Bárcena gave no examples of what could be causing uncertainty, but the three countries are three years away from a "sunset" review. Also, neither Canada, in the case of dairy market access, nor the U.S., in the case of auto rules of origin, has complied with a panel that ruled against each country's policies.
When asked about nearshoring, she returned again to the USMCA. "We have a tremendous opportunity, but we, of course, we have to give clear rules," she said.
She said Mexico is seeking "more powerful economic integration" with countries in the Caribbean and in Latin America.

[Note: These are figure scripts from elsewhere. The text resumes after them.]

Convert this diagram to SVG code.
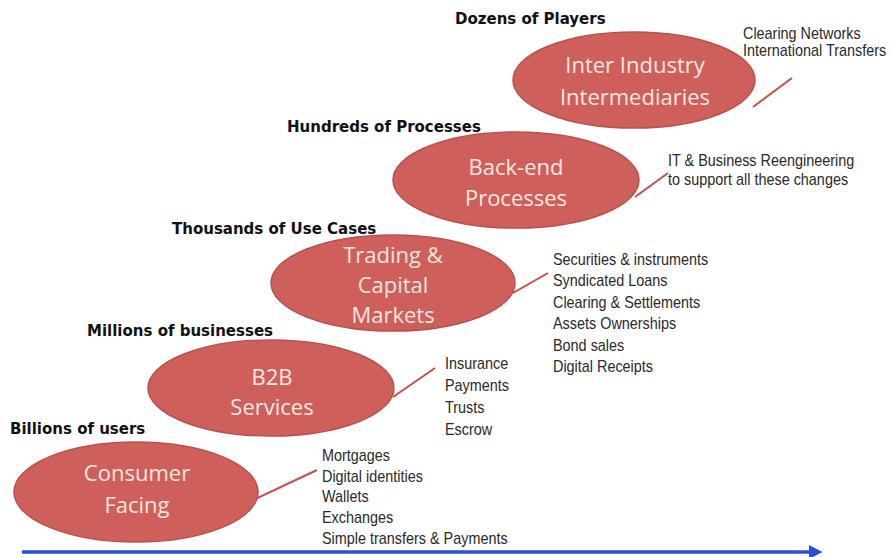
<svg xmlns="http://www.w3.org/2000/svg" width="891" height="557" viewBox="0 0 891 557">
  <defs>
    <style>
      .node ellipse { fill: #cf5f5a; stroke: #b9504c; stroke-width: 1.5; }
      .node text { font-family: "Open Sans", "Noto Sans", sans-serif; font-size: 22px; fill: #fbe6e2; text-anchor: middle; }
      .hdr { font-family: "DejaVu Sans", Verdana, sans-serif; font-weight: bold; font-size: 15px; fill: #111; }
      .lst text { font-family: "Liberation Sans", Arial, sans-serif; font-size: 16px; fill: #2a2a2a; }
      .tail { stroke: #c0504d; stroke-width: 2; fill: none; }
      .axis { stroke: #2b4fd6; stroke-width: 3.5; fill: none; }
    </style>
    <marker id="arrowhead" markerWidth="5" markerHeight="5" refX="1" refY="2.5" orient="auto" markerUnits="strokeWidth">
      <polygon points="0,0.4 4,2.5 0,4.6" fill="#2b4fd6"/>
    </marker>
  </defs>
  <rect width="891" height="557" fill="#ffffff"/>

  <g id="connectors">
    <line class="tail" x1="253" y1="500" x2="317" y2="470"/>
    <line class="tail" x1="393" y1="397" x2="435" y2="368"/>
    <line class="tail" x1="513" y1="293" x2="548" y2="273"/>
    <line class="tail" x1="635" y1="197" x2="668" y2="173"/>
    <line class="tail" x1="753" y1="107" x2="792" y2="78"/>
    <line class="axis" x1="22" y1="552" x2="812" y2="552" marker-end="url(#arrowhead)"/>
  </g>

  <g id="node-inter-industry" class="node">
    <ellipse cx="634" cy="80" rx="121" ry="48"/>
    <text x="635" y="73">Inter Industry</text>
    <text x="635" y="105">Intermediaries</text>
  </g>
  <g id="node-back-end" class="node">
    <ellipse cx="516" cy="180" rx="123" ry="48"/>
    <text x="516" y="175">Back-end</text>
    <text x="516" y="206">Processes</text>
  </g>
  <g id="node-trading" class="node">
    <ellipse cx="393" cy="283" rx="122" ry="48"/>
    <text x="393" y="263">Trading &amp;</text>
    <text x="393" y="293">Capital</text>
    <text x="393" y="323">Markets</text>
  </g>
  <g id="node-b2b" class="node">
    <ellipse cx="271" cy="388" rx="123" ry="48"/>
    <text x="272" y="385">B2B</text>
    <text x="272" y="415">Services</text>
  </g>
  <g id="node-consumer" class="node">
    <ellipse cx="136" cy="492" rx="122" ry="50"/>
    <text x="137" y="481">Consumer</text>
    <text x="137" y="513">Facing</text>
  </g>

  <g id="headers">
    <text class="hdr" x="455" y="23.5">Dozens of Players</text>
    <text class="hdr" x="287" y="131.5">Hundreds of Processes</text>
    <text class="hdr" x="172" y="233.5">Thousands of Use Cases</text>
    <text class="hdr" x="87" y="335.5">Millions of businesses</text>
    <text class="hdr" x="10" y="433.5">Billions of users</text>
  </g>

  <g id="list-inter" class="lst" transform="translate(743,0) scale(0.9,1)">
    <text x="0" y="39">Clearing Networks</text>
    <text x="0" y="56">International Transfers</text>
  </g>
  <g id="list-backend" class="lst" transform="translate(668,0) scale(0.9,1)">
    <text x="0" y="166.5">IT &amp; Business Reengineering</text>
    <text x="0" y="185.5">to support all these changes</text>
  </g>
  <g id="list-trading" class="lst" transform="translate(553,0) scale(0.9,1)">
    <text x="0" y="265.5">Securities &amp; instruments</text>
    <text x="0" y="286.5">Syndicated Loans</text>
    <text x="0" y="308.5">Clearing &amp; Settlements</text>
    <text x="0" y="329.5">Assets Ownerships</text>
    <text x="0" y="351.5">Bond sales</text>
    <text x="0" y="372.5">Digital Receipts</text>
  </g>
  <g id="list-b2b" class="lst" transform="translate(445,0) scale(0.9,1)">
    <text x="0" y="369.5">Insurance</text>
    <text x="0" y="391.5">Payments</text>
    <text x="0" y="413.5">Trusts</text>
    <text x="0" y="435.5">Escrow</text>
  </g>
  <g id="list-consumer" class="lst" transform="translate(322,0) scale(0.9,1)">
    <text x="0" y="461.5">Mortgages</text>
    <text x="0" y="482.5">Digital identities</text>
    <text x="0" y="502.5">Wallets</text>
    <text x="0" y="523.5">Exchanges</text>
    <text x="0" y="544.5">Simple transfers &amp; Payments</text>
  </g>
</svg>
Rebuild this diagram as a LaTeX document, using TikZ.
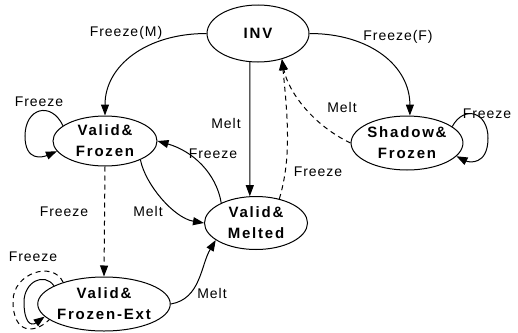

Jason Marczak, a senior director at the think tank's Latin America Center, asked the secretary how Mexico and the U.S. could reduce wait times for goods crossing the border. His group produced a report last year that said if the wait time of 125 minutes was reduced by 10 minutes, it would increase production in Mexico in exporting sectors by 2% (see 2209270020).
Bárcena replied that the U.S. and Mexico need to coordinate infrastructure spending at ports of entry, and said that the government needs to decouple commuting and trade flows from others seeking to cross the border, such as asylum seekers.
She said she was speaking with U.S. officials during this visit about "how we can best enhance infrastructure in the border, and make sure that we facilitate the movement of goods, services, and basically people who want to work, people who want to contribute."
Marczak noted that the Biden administration had just sanctioned some Sinaloa cartel fentanyl traffickers (see 2308090019), and asked the secretary what Mexico can do to help stop the flow of fentanyl into the U.S.
She expressed sympathy for the seriousness of the challenge -- saying "your people are getting killed," and said Mexico is attempting to trace the whole value chain of synthetic drugs, with the help of its FDA-equivalent agency and the military.
"We don't produce precursors, but we receive them," she said, adding that sometimes they come to Mexico from the U.S., after they were imported to the U.S.
She linked that problem to Mexico's problem of arms trafficking from the U.S., and said that CBP itself has reported it does not systematically inspect cars going into Mexico from the U.S.
A readout from National Security Adviser Jake Sullivan of his meeting with the secretary said on those issues: "Both officials committed to accelerate cooperation to prevent arms trafficking and reduce the flow of illicit synthetic drugs to better protect our communities from harm."